I’m becoming a father.
A Dad.
Daddy.
I never could have
anticipated the roller coaster of emotions I would experience when this day
finally arrived. When Judy pounced on me
that early morning shoving the urine soaked “stick of knowledge” in my face, I
was excited. I was bleary-eyed and half-conscious, but I was excited.
A new life – one that
her and I had caused. What?
What sort of magic is
that?
I spent the rest of
that day on a barely contained emotional high. I am becoming a father. I kept
telling myself that over and over again. I couldn’t believe it. Nothing ever
felt so surreal. So make believe.
In the following days,
the ephemeral excitement settled into an abiding satisfaction. I was content
with this new vocation. I was looking forward to becoming a father.
Then something strange
happened.
About a week after
Judy’s heartfelt early morning raid, I was walking from the university library
over to our car and I was struck by a noticeably different version of the previously
rehearsed celebration of fatherhood. I thought those same words, but the tone
in which I heard them was more sober.
“Oh shit…..I’m going
to be a dad.”
I’m not sure if any of
you other first time dads have had a similar experience, but for me it was a
stop-in-your-tracks kind of thing. In that moment, I started to realize some of
the multivalent, inescapable entailments of fatherhood.
For one thing, Judy
and I qua Judy-and-I was coming to an
end. The carefree explorations of LA on a lazy Saturday.
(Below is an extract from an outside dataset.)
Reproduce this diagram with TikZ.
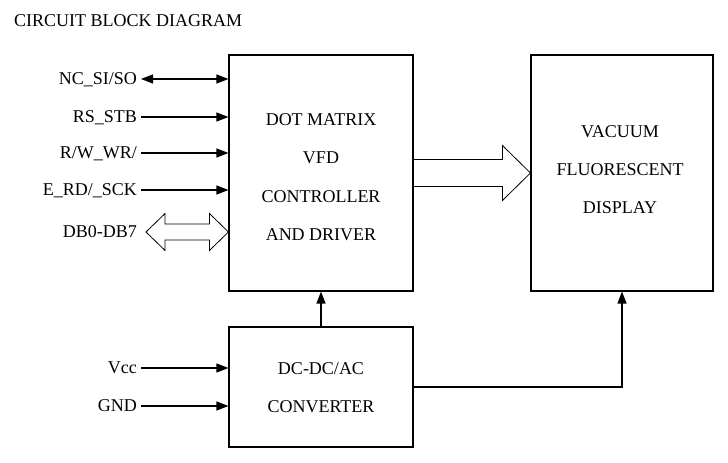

The spur of the moment
drives down to San Diego for a quick overnight vacation. I began to realize
that the admittedly narcissist do-what-we-please-when-we-please approach to life
that I preferred was going to expire. Honestly,
I didn’t know how to feel about that.
I turned out that I
was upset for a bit.
I know. I know. How could I be upset that a new life was on
its way into the world? How could I be upset that God had finally chosen to
answer our prayers? How could I be so selfish?
Well. I don’t know. It
just turned out that I was.
And there I stayed;
feeling that disturbance of my life to different degrees for a few weeks.
I’ll note that Judy
was especially sweet to me during this time. She let me feel that frustration
without condemning me. She surrounded me with her faithful love and granted me
the emotional and cognitive space I needed to understand myself.
Yeah…she rocks.
I’m not exactly sure
when those feelings went away. I think I might have just woken up one day and
realized they were gone. Somewhere in
the midst of sleeping and waking I tamed my demons.
Replacing that feeling
of loss was a quiet, almost indiscernible call.
This was less of a
“writing on the wall” experience and more of “wind whispering” phenomenon. I
couldn’t quite tell at first what I had started to know in that moment, but I
knew it was big. The call I heard was attempting to augment the story of my
life. I liked that feeling. It felt important and I wanted more.
In the following
weeks, as I ruminated on that experience of calling, I began to understand that
the call was to fatherhood.
Fatherhood.
This reality is more
than a product of potential biological causality. More along the lines of exemplifying a
certain relation to another human person. A relation that bears certain
attributes. Attributes that I know are
not – to one degree or another – already dispositions of mine.
I freaked out about
that for a few days. Again, cue Judy’s patience and reassurance.
But then I realized
something. Something about calling.
When God calls us to
something, he anticipates a period of becoming.
Progressive advancement into our new
vocation.
No matter how much I
want it, fatherhood cannot be actualized overnight. The various attributes that
aggregately produce fatherhood are progressively nurtured into a soul. My soul.
These cannot be coerced. They are learned.
This is the journey of
fatherhood. A journey of understanding and becoming. A wonderful journey. A never-ending
journey.
And….here we go.
…
I’m becoming a father.
1 comment:
Congratulations on becoming a dad. You're going to love parenthood. It's an exhausting, difficult, wonderful, amazing journey. You're going to be a wonderful father and Judy is going to be a beautiful momma. I highly recommend Shepherding a Child's Heart by Tedd Tripp as a parenting book. We've been reading through this and going through it with another couple with kids the same ages ours are. An amazing Godly view of parenting that honestly, is different than how we,my husband and I, were raised.